Now I happen to agree with a lot of these concerns, but you don’t have to agree with me. I just think that people care about their homes, they care about their dreams, they care about their safety and their capacity to provide for themselves and their children.
And they’re smart. I think this is one of the most important things I’ve learned in my brief time in politics. Contrary to what you might hear a couple of mountains over in Davos, the citizens of all of our nations don’t generally think of themselves as educated animals or as interchangeable cogs of a global economy.
And it’s hardly surprising that they don’t want to be shuffled about or relentlessly ignored by their leaders. It is the business of democracy to adjudicate these big questions at the ballot box. I believe that dismissing people, dismissing their concerns, or worse yet, shutting down media, shutting down elections, or shutting people out of the political process, protects nothing. In fact, it is the most sure-fire way to destroy democracy.
And speaking up and expressing opinions isn’t election interference, even when people express views outside your own country and even when those people are very influential. And trust me, I say this with all humor, if American Democracy can survive ten years of Greta Thunberg’s scolding, you guys can survive a few months of Elon Musk.
Why can’t everyone at least agree on that point?
Regulars here know that none of what Vance said should be new to anyone. We have been discussing it here for over two decades and others with much broader reach have as well.
Vance’s speech ends with a message that should not be 'unacceptable' to any fair-minded person concerned with the future of Europe.
But what no democracy, American, German, or European, will survive is telling millions of voters that their thoughts and concerns, their aspirations, their pleas for relief are invalid or unworthy of even being considered. Democracy rests on the sacred principle that the voice of the people matters. There’s no room for firewalls. You either uphold the principle or you don’t.
Europeans, the people, have a voice. European leaders have a choice. And my strong belief is that we do not need to be afraid of the future. You can embrace what your people tell you, even when it’s surprising, even when you don’t agree.

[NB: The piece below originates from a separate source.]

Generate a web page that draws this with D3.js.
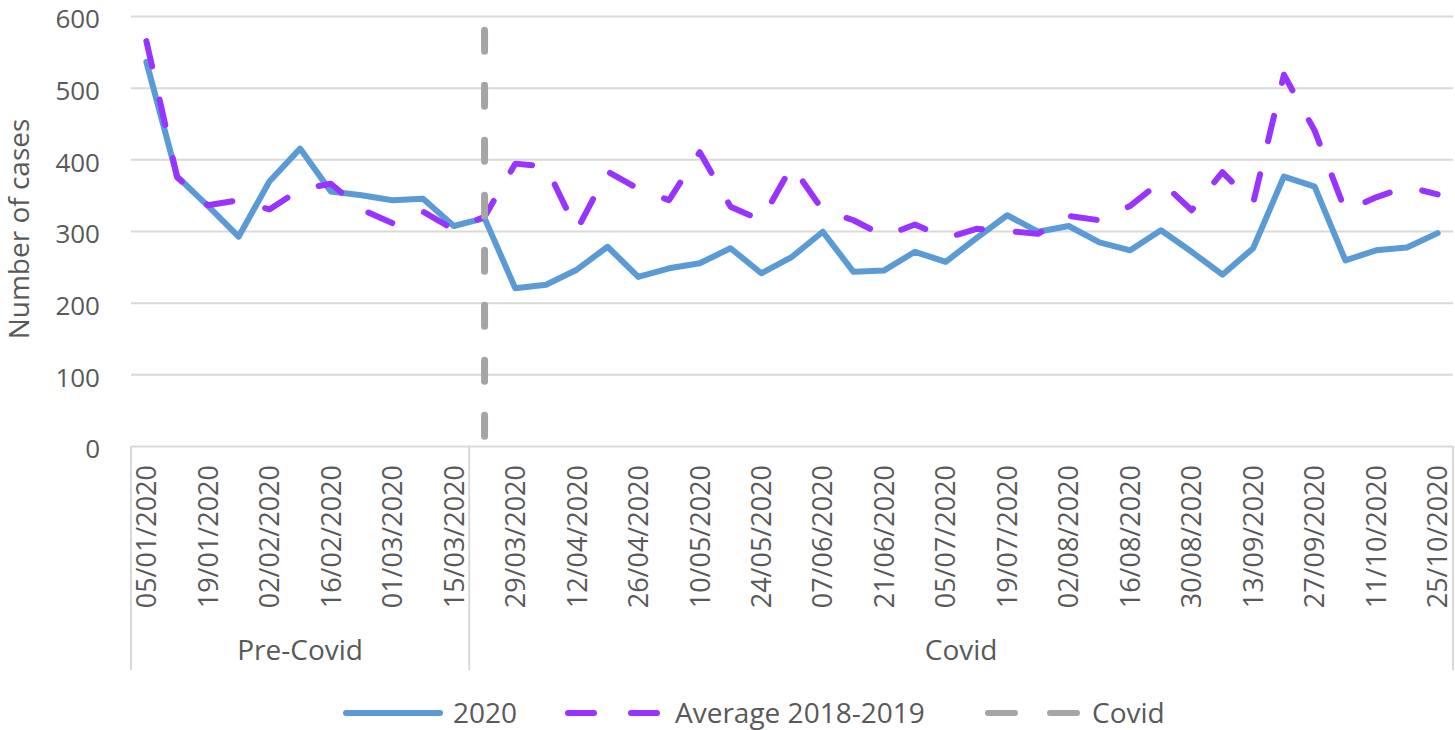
<!DOCTYPE html>
<html>
<head>
<meta charset="utf-8">
<script src="https://cdn.jsdelivr.net/npm/d3@7"></script>
<style>
  html, body { margin: 0; padding: 0; background: #fff; }
  svg text { font-family: "Open Sans", sans-serif; fill: #595959; }
</style>
</head>
<body>
<svg id="chart" width="1455" height="730"></svg>
<script>
// Week starting dates (categories)
const weeks = [
    "05/01/2020", "12/01/2020", "19/01/2020", "26/01/2020", "02/02/2020", "09/02/2020",
    "16/02/2020", "23/02/2020", "01/03/2020", "08/03/2020", "15/03/2020", "22/03/2020",
    "29/03/2020", "05/04/2020", "12/04/2020", "19/04/2020", "26/04/2020", "03/05/2020",
    "10/05/2020", "17/05/2020", "24/05/2020", "31/05/2020", "07/06/2020", "14/06/2020",
    "21/06/2020", "28/06/2020", "05/07/2020", "12/07/2020", "19/07/2020", "26/07/2020",
    "02/08/2020", "09/08/2020", "16/08/2020", "23/08/2020", "30/08/2020", "06/09/2020",
    "13/09/2020", "20/09/2020", "27/09/2020", "04/10/2020", "11/10/2020", "18/10/2020",
    "25/10/2020",
];

// Number of cases, 2020
const cases2020 = [
    536, 376, 335, 292, 369, 415, 355, 350, 343, 345, 307, 318,
    220, 225, 246, 278, 236, 248, 255, 276, 241, 264, 299, 243, 245, 271, 257,
    290, 322, 299, 307, 284, 273, 301, 271, 239, 276, 376, 362, 259, 273, 277, 297,
];

// Average 2018-2019
const casesAvg = [
    565, 375, 336, 343, 330, 358, 366, 330, 311, 327, 302, 320,
    394, 390, 301, 383, 359, 343, 410, 334, 315, 391, 329, 315, 293, 309, 290,
    303, 300, 296, 321, 315, 335, 369, 329, 382, 339, 518, 440, 328, 347, 362, 351,
];

// Period groups on the category axis
const periods = ["Pre-Covid", "Covid"];
const periodStarts = ["05/01/2020", "22/03/2020"];

// Covid marker (vertical dashed line)
const covidWeek = "22/03/2020";
const covidTop = 580;

const yTicks = [0, 100, 200, 300, 400, 500, 600];

const svg = d3.select("#chart");
const plotLeft = 131, plotRight = 1453, plotTop = 16, plotBottom = 446;

const x = d3.scaleBand().domain(weeks).range([plotLeft, plotRight]);
const cx = (d) => x(d) + x.bandwidth() / 2;
const y = d3.scaleLinear().domain([0, 600]).range([plotBottom, plotTop]);

// Gridlines + y tick labels
const yAxis = svg.append("g")
    .attr("transform", `translate(${plotLeft},0)`)
    .call(d3.axisLeft(y).tickValues(yTicks).tickSize(-(plotRight - plotLeft)).tickPadding(31));
yAxis.select(".domain").remove();
yAxis.selectAll("line").attr("stroke", "#D9D9D9").attr("stroke-width", 2);
yAxis.selectAll("text")
    .attr("dy", "0.46em")
    .style("font-size", "26px")
    .attr("fill", "#595959");

// Y title
svg.append("text")
    .attr("transform", `translate(29,229) rotate(-90)`)
    .attr("text-anchor", "middle")
    .style("font-size", "28px")
    .text("Number of cases");

// Category labels (every other week)
const xAxis = svg.append("g")
    .attr("transform", `translate(0,${plotBottom})`)
    .call(d3.axisBottom(x).tickValues(weeks.filter((d, i) => i % 2 === 0)).tickSize(0));
xAxis.select(".domain").remove();
xAxis.selectAll("text")
    .attr("transform", "rotate(-90)")
    .attr("x", -19)
    .attr("y", 0)
    .attr("dy", "0.36em")
    .attr("text-anchor", "end")
    .attr("fill", "#595959")
    .style("font-size", "27px");

// Group separators and labels
const groupEdges = periodStarts.map((d) => x(d)).concat([plotRight]);
svg.append("g").selectAll("line")
    .data(groupEdges)
    .join("line")
    .attr("x1", (d) => d).attr("x2", (d) => d)
    .attr("y1", plotBottom).attr("y2", 670)
    .attr("stroke", "#D9D9D9").attr("stroke-width", 2);

svg.append("g").selectAll("text")
    .data(periods)
    .join("text")
    .attr("x", (d, i) => (groupEdges[i] + groupEdges[i + 1]) / 2)
    .attr("y", 660)
    .attr("text-anchor", "middle")
    .style("font-size", "28px")
    .text((d) => d);

// Series
const line = d3.line()
    .x((d, i) => cx(weeks[i]))
    .y((d) => y(d));

svg.append("path")
    .datum(cases2020)
    .attr("d", line)
    .attr("fill", "none")
    .attr("stroke", "#5B9BD5")
    .attr("stroke-width", 6)
    .attr("stroke-linejoin", "round")
    .attr("stroke-linecap", "round");

svg.append("path")
    .datum(casesAvg)
    .attr("d", line)
    .attr("fill", "none")
    .attr("stroke", "#9933FF")
    .attr("stroke-width", 6)
    .attr("stroke-dasharray", "26,34")
    .attr("stroke-linejoin", "round")
    .attr("stroke-linecap", "round");

svg.append("line")
    .attr("x1", cx(covidWeek)).attr("x2", cx(covidWeek))
    .attr("y1", y(covidTop)).attr("y2", y(0))
    .attr("stroke", "#A5A5A5")
    .attr("stroke-width", 7)
    .attr("stroke-dasharray", "21,34")
    .attr("stroke-linecap", "round");

// Legend
const legendItems = [
    { name: "2020", color: "#5B9BD5", dash: null, x1: 346, x2: 440, tx: 453 },
    { name: "Average 2018-2019", color: "#9933FF", dash: "26,37", x1: 568, x2: 659, tx: 675 },
    { name: "Covid", color: "#A5A5A5", dash: "27,35", x1: 988, x2: 1079, tx: 1092 },
];
const legend = svg.append("g");
legendItems.forEach((d) => {
    legend.append("line")
        .attr("x1", d.x1).attr("x2", d.x2)
        .attr("y1", 713).attr("y2", 713)
        .attr("stroke", d.color)
        .attr("stroke-width", 6)
        .attr("stroke-linecap", "round")
        .attr("stroke-dasharray", d.dash);
    legend.append("text")
        .attr("x", d.tx)
        .attr("y", 723)
        .style("font-size", "28px")
        .text(d.name);
});
</script>
</body>
</html>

And if you do so, you can face the future with certainty and with confidence, knowing that the nation stands behind each of you. And that, to me, is the great magic of democracy. It’s not in these stone buildings or beautiful hotels. It’s not even in the great institutions that we have built together as a shared society. To believe in democracy is to understand that each of our citizens has wisdom and has a voice.
And if we refuse to listen to that voice, even our most successful fights will secure very little. As Pope John Paul II, in my view, one of the most extraordinary champions of democracy on this continent or any other, once said, “Do not be afraid.” We shouldn’t be afraid of our people, even when they express views that disagree with their leadership. Thank you all.
Good luck to all of you. God bless you.
Americans cannot love Europe more than the Europeans. What we can do is love Western values that come from the best of The Enlightenment, those values that brought civilization to an uncivilized planet.
If the Europeans cannot stand for what we believe to be Western values, then they will have to define what values they do stand for.
If you don’t have freedom of speech, respect for the democratic system, and a focus on raising the quality of life for your citizens, then what exactly will you have in Europe? Is that something the American people will continue to want to risk global nuclear war to defend?
Read the text yourself. Does it rate this response from the German Defense Minister?
Europe has issues. The American Vice President, Europe’s friend, is not one of them.
He is just holding up a mirror.
After watching the full speech my takeaway was: "If you think we are going to continue spending blood and treasure protecting this strange amalgam of nanny state and police state, you're out of your minds."
The tenth point of my ten point set of filters for alliance with the US:
10. You must accept, as part of your domestic law, the American Bill of Rights as interpreted by the United States Supreme Court. If you do not, then a) clearly we are politically incompatible and b) you are just another tyranny and not worth defending.